According to Edgar Schein, organizational culture is the pattern of shared assumptions a group learns as it solves problems of external adaptation and internal regulation. These assumptions have proven to work well enough to be considered valid by the group, and therefore are taught to new members as the correct way to perceive, think, and feel.
Culture, then, refers to the aspects of groups or organizations that are the most stable and least flexible. It also may be thought of as a group or organization’s “style” and comprises such qualities as:
- Degree of confrontation, competitiveness, or collaboration
- Communication patterns
- What things and behaviors are really valued
- How group members get ahead
- Espoused values
- Rules of the game
- Emotional climate
- Entrenched skills
- Problem-solving & decision-making style
- Shared interpretations & meanings
- Organizational myths, legends, & history
- Common symbols, metaphors, & language
Can Culture Be Changed?
Any culture can become limiting to the extent its assumptions and values have become too rigid.

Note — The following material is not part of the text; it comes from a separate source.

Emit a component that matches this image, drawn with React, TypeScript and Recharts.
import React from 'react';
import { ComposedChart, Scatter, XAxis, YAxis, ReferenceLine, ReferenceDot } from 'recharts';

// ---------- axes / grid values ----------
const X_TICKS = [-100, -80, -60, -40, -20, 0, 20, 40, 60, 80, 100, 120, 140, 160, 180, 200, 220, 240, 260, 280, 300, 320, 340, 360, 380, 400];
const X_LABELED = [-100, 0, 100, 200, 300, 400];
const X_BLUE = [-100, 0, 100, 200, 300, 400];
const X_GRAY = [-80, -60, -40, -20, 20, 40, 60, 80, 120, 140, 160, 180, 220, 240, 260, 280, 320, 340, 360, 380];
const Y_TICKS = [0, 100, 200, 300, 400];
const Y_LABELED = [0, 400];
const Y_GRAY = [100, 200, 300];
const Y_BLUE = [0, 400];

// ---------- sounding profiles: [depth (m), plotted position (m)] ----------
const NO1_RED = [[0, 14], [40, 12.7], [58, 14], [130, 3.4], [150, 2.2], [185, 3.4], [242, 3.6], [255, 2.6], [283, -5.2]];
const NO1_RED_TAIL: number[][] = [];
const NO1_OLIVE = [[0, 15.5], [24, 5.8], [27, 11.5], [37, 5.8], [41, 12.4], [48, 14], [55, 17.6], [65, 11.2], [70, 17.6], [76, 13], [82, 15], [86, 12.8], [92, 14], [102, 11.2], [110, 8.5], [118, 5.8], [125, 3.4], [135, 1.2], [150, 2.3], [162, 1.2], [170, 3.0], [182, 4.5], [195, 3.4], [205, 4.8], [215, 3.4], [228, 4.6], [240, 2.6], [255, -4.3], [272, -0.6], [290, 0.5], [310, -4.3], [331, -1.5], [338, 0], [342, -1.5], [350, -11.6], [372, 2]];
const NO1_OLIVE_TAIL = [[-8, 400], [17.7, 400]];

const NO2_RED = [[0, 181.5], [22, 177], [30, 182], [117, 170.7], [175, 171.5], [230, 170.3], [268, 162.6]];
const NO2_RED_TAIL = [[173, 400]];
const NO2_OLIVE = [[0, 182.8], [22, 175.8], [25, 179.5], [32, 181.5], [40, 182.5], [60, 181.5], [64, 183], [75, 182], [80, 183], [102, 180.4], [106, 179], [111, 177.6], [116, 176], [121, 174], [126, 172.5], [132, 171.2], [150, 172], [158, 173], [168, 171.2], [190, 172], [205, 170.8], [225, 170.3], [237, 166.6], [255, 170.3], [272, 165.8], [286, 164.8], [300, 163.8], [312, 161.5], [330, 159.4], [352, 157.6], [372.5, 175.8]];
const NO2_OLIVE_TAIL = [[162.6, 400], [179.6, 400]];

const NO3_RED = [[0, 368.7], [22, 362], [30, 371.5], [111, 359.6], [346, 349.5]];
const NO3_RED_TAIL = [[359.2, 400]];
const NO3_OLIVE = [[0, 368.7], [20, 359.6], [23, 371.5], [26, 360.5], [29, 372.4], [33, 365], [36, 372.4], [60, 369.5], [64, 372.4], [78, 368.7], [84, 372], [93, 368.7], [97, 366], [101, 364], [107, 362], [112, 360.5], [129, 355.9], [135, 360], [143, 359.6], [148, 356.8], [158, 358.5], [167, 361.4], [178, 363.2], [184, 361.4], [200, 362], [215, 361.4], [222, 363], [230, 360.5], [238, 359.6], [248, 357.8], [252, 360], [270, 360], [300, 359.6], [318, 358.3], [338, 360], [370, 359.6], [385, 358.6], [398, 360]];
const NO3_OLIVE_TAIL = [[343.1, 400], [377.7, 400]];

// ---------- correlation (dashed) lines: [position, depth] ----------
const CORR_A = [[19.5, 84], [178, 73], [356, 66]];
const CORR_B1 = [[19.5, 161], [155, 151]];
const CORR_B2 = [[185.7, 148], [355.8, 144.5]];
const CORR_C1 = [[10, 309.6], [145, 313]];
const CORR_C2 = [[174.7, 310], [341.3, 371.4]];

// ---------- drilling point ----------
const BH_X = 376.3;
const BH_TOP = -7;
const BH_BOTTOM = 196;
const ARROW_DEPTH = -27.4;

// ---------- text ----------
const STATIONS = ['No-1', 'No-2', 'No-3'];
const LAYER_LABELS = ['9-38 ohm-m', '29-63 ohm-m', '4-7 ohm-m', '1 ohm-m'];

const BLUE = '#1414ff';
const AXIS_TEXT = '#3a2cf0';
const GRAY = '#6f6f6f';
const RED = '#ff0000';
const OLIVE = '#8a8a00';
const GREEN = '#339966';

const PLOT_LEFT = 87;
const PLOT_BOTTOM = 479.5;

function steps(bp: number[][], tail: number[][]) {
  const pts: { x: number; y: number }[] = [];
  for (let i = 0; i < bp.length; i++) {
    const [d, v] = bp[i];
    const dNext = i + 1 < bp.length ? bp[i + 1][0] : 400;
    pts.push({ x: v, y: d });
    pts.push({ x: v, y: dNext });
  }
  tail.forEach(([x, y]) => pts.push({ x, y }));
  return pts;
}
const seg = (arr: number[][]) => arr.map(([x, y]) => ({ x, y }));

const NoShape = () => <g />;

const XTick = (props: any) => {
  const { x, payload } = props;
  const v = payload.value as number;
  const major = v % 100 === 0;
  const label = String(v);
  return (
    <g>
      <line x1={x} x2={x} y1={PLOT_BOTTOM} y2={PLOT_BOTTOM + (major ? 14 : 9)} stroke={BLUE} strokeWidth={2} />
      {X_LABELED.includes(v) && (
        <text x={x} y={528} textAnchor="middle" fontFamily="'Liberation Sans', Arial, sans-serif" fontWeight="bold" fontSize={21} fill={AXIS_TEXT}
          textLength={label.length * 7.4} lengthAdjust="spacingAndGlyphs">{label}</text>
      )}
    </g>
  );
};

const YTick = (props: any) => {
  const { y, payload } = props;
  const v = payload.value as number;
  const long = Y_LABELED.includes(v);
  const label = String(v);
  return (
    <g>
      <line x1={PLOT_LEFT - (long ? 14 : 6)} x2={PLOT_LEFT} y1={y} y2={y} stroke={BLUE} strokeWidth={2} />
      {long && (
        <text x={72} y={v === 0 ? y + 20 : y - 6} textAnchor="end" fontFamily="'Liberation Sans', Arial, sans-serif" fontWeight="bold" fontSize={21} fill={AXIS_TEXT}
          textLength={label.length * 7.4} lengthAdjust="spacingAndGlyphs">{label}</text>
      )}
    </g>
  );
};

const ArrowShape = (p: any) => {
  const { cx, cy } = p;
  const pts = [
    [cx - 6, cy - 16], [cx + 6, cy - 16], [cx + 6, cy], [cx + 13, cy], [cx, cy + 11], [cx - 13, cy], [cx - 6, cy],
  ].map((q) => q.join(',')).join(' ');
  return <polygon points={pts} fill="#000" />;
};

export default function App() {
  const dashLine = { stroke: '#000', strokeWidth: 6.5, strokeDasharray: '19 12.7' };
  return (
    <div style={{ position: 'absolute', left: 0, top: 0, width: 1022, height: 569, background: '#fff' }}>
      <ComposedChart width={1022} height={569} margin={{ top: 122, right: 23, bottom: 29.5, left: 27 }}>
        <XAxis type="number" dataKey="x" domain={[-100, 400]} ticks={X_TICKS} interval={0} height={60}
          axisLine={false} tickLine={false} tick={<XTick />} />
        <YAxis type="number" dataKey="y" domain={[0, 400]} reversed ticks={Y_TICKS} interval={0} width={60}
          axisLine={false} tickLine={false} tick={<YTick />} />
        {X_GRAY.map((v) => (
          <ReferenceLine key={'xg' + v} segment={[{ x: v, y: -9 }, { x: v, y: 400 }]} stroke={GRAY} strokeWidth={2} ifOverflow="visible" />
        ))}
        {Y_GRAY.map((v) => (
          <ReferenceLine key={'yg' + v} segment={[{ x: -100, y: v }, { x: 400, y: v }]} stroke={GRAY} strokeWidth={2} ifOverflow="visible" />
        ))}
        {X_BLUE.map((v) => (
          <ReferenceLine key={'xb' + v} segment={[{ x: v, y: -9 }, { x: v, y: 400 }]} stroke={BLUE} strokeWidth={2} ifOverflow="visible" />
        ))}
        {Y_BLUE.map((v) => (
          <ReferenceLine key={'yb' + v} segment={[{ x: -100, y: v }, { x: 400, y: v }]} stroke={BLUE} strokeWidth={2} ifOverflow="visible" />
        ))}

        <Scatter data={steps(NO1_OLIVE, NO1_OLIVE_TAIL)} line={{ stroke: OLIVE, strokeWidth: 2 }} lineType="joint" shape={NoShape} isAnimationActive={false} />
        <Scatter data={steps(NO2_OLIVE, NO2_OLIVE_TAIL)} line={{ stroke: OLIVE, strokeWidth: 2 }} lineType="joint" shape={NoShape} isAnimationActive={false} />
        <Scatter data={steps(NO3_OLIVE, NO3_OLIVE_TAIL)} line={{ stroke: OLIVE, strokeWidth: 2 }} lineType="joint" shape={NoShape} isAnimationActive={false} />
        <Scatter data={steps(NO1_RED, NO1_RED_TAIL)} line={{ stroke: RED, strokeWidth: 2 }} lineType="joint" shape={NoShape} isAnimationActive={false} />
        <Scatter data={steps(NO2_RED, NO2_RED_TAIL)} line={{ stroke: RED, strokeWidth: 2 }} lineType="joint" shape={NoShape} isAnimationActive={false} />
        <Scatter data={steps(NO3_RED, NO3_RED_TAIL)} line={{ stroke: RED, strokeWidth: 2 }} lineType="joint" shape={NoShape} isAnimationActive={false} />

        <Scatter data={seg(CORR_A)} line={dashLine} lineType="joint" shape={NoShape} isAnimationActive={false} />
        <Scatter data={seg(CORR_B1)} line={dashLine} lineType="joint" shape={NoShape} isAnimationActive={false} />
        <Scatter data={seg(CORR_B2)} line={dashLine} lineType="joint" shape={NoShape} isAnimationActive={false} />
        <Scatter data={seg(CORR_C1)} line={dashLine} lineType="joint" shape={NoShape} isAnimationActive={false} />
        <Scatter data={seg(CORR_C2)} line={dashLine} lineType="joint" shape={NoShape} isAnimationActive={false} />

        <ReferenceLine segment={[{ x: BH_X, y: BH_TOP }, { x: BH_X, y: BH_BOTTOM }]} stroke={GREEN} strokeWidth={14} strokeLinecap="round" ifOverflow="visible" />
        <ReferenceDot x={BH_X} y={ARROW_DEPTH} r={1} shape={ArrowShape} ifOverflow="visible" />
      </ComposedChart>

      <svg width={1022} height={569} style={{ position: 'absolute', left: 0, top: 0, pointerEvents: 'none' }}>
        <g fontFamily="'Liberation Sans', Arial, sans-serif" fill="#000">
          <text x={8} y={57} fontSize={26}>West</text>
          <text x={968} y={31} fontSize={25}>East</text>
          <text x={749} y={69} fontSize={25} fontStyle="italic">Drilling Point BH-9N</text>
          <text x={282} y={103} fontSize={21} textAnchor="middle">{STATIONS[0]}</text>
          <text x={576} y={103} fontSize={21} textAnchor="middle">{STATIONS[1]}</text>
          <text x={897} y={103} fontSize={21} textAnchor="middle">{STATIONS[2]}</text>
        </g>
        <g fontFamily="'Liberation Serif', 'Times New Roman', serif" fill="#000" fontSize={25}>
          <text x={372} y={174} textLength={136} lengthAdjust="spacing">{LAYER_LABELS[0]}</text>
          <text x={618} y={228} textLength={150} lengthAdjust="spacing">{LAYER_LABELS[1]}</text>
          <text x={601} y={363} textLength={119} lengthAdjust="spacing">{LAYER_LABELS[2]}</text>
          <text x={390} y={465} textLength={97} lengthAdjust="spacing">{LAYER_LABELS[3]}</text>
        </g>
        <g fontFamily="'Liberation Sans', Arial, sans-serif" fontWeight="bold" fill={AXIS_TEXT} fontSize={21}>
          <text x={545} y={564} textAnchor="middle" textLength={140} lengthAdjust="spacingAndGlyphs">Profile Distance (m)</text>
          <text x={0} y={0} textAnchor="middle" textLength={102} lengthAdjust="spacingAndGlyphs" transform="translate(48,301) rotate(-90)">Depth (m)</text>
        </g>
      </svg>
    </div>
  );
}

The need for change arises when the culture can no longer adapt—either to new internal forces (people, processes, structures) or external factors (markets, economic trends, competitors, regulations). In either case, growth and improvement are stymied.
Typically, the seeds of culture are planted and cultivated by founders and leaders, who tend to impose their own values and assumptions on groups. This raises the question as to whether organizational culture can be changed without major changes in leadership. Our experience has been that culture change has to start at the top. Since there are good reasons why the culture has become what it is, resistance to culture change is inevitable. Real change requires very high motivation on the part of leadership, which usually requires something akin to a “back to the wall” competitive situation or major internal conflicts and impasses.